Summary of the Judgment
The Supreme Court held that the State of New Mexico may validly impose severance taxes on oil and gas production by non-Indian lessees on the Jicarilla Apache Reservation. The Court concluded that such state taxes were not pre-empted by federal law, did not violate the Commerce Clause, and were justified by the substantial state services provided to both the Tribe and the lessee, Cotton Petroleum.
The Court emphasized that oil and gas production on reservation lands by non-Indians is subject to nondiscriminatory state taxation unless expressly pre-empted by Congress. In this case, the Court found no express or implied congressional authorization to preclude state taxation, thereby allowing concurrent taxation by both the State and the Tribe.
Analysis
Precedents Cited
The judgment extensively referenced prior cases that shaped the doctrine of state taxation on Indian reservations:
- MERRION v. JICARILLA APACHE TRIBE (455 U.S. 130, 1982): Established that tribes could impose taxes on non-Indian lessees on their reservations.
- Helvering v. Mountain Producers Corp. (303 U.S. 376, 1938): Overruled earlier doctrines of intergovernmental tax immunity, allowing states to tax non-discriminatory economic activities on Indian lands.
- MONTANA v. BLACKFEET TRIBE (471 U.S. 759, 1985): Clarified that the Indian Mineral Leasing Act of 1938 does not explicitly authorize states to tax tribal royalties, but does not implicitly prohibit state taxation of non-Indian lessees.
- WHITE MOUNTAIN APACHE TRIBE v. BRACKER (448 U.S. 136, 1980) and Ramah Navajo School Bd., Inc. v. Bureau of Revenue of New Mexico (458 U.S. 832, 1982): Differentiated scenarios where state taxation could pre-empt tribal taxation based on the exclusivity and impact of state taxes on tribal sovereignty.
Legal Reasoning
The Supreme Court undertook a detailed examination of the statutory framework, historical context, and existing case law to arrive at its decision:
- Statutory Interpretation: The Court analyzed the Indian Mineral Leasing Act of 1938, noting its silence on state taxation. It determined that, absent explicit congressional authorization, state taxation remains permissible.
- Pre-emption Analysis: Employing a flexible pre-emption test, the Court assessed the balance between state, federal, and tribal interests. It found that New Mexico's taxes did not significantly interfere with federal or tribal regulatory schemes.

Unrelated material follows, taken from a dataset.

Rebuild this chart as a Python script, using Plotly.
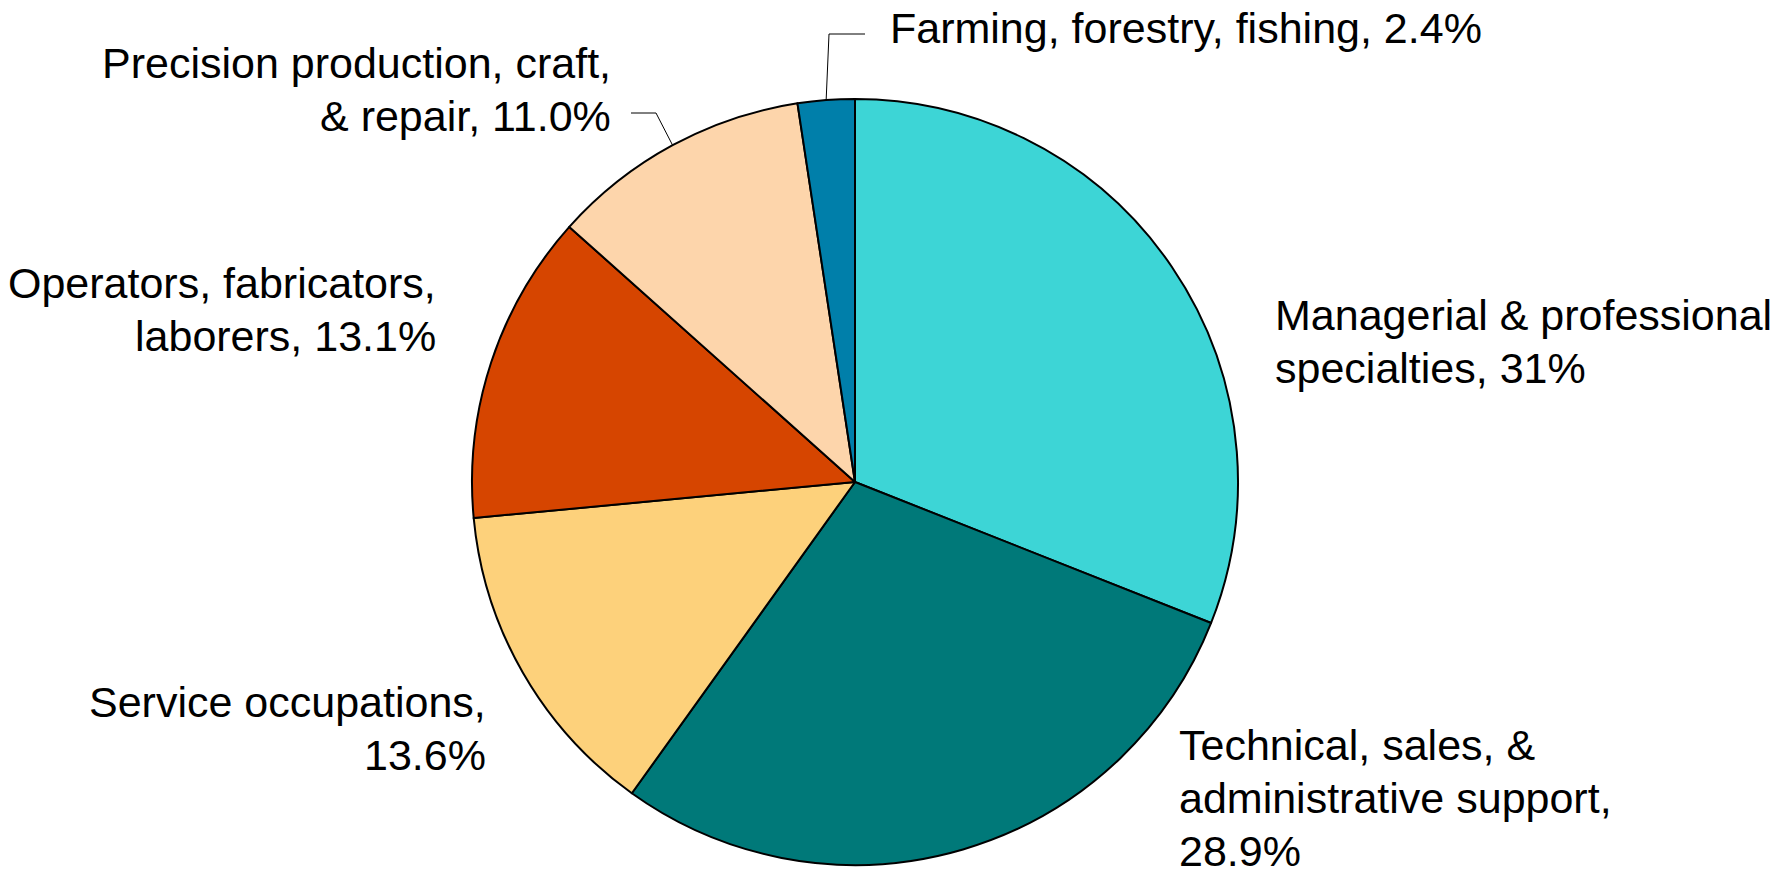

- State Services Justification: The Court acknowledged that the State provided substantial services to both the Tribe and Cotton Petroleum, justifying the imposition of state taxes.
- Multiple Tax Burden Argument: Cotton argued that concurrent state and tribal taxes imposed an unconstitutional multiple tax burden. The Court rejected this, asserting that non-discriminatory taxation by multiple jurisdictions is permissible unless explicitly pre-empted.
Impact
The decision affirmed the authority of states to impose taxes on economic activities within their borders on Indian reservations, provided such taxation does not infringe upon tribal sovereignty or violate federal pre-emption doctrines. This ruling has significant implications for:
- Future Tax Jurisdiction: States retain the ability to tax non-Indian lessees on reservations, impacting the economic calculations of companies operating in these areas.
- Tribal Sovereignty: While tribes maintain the power to tax, they must now navigate concurrent state taxation, potentially influencing their economic strategies and tax policies.
- Federal-Indian-State Relations: The ruling reinforces the complex tripartite relationship, emphasizing the need for clear legislative directives to manage overlapping jurisdictions.
Complex Concepts Simplified
- Indian Mineral Leasing Act of 1938: A federal law that governs the leasing of mineral rights on Indian reservations, allowing tribes to lease lands for mining purposes under federal oversight.
- Pre-emption: A legal doctrine where federal law overrides or supersedes state law in cases of conflict. In this context, it examines whether state taxation would interfere with federal or tribal regulations.
- Intergovernmental Tax Immunity: A doctrine that historically exempted government entities and their instrumentalities (including Indian tribes) from certain state taxes to avoid burdens on governmental functions.
- Commerce Clause: A constitutional provision granting Congress the power to regulate commerce among the several States, with foreign nations, and with Indian Tribes. It differentiates between States and Tribes, impacting tax applicability.
- Concurrent Taxation: The imposition of taxes by multiple governmental entities (e.g., state and tribal governments) on the same economic activity.
Conclusion
The Supreme Court's decision in Cotton Petroleum Corp. v. New Mexico reinforces the state's authority to impose taxes on economic activities within its jurisdiction on Indian reservations, provided such taxation does not overtly infringe upon federal statutes or tribal sovereignty. By upholding the concurrent taxation framework, the Court balanced the state's revenue-generating interests with the federal and tribal regulatory schemes. This ruling underscores the importance of clear legislative intent in matters of taxation and interjurisdictional regulatory authority. It also highlights the evolving nature of intergovernmental tax doctrines, moving away from stringent immunity towards a more nuanced understanding that accommodates multiple tax jurisdictions in regulated economic activities. For tribes and state governments alike, the decision necessitates careful navigation of tax policies and an awareness of the overlapping authorities that govern economic activities within reservation lands. Future cases will likely continue to explore the boundaries of state taxation in the context of tribal sovereignty, federal oversight, and the evolving landscape of intergovernmental relations.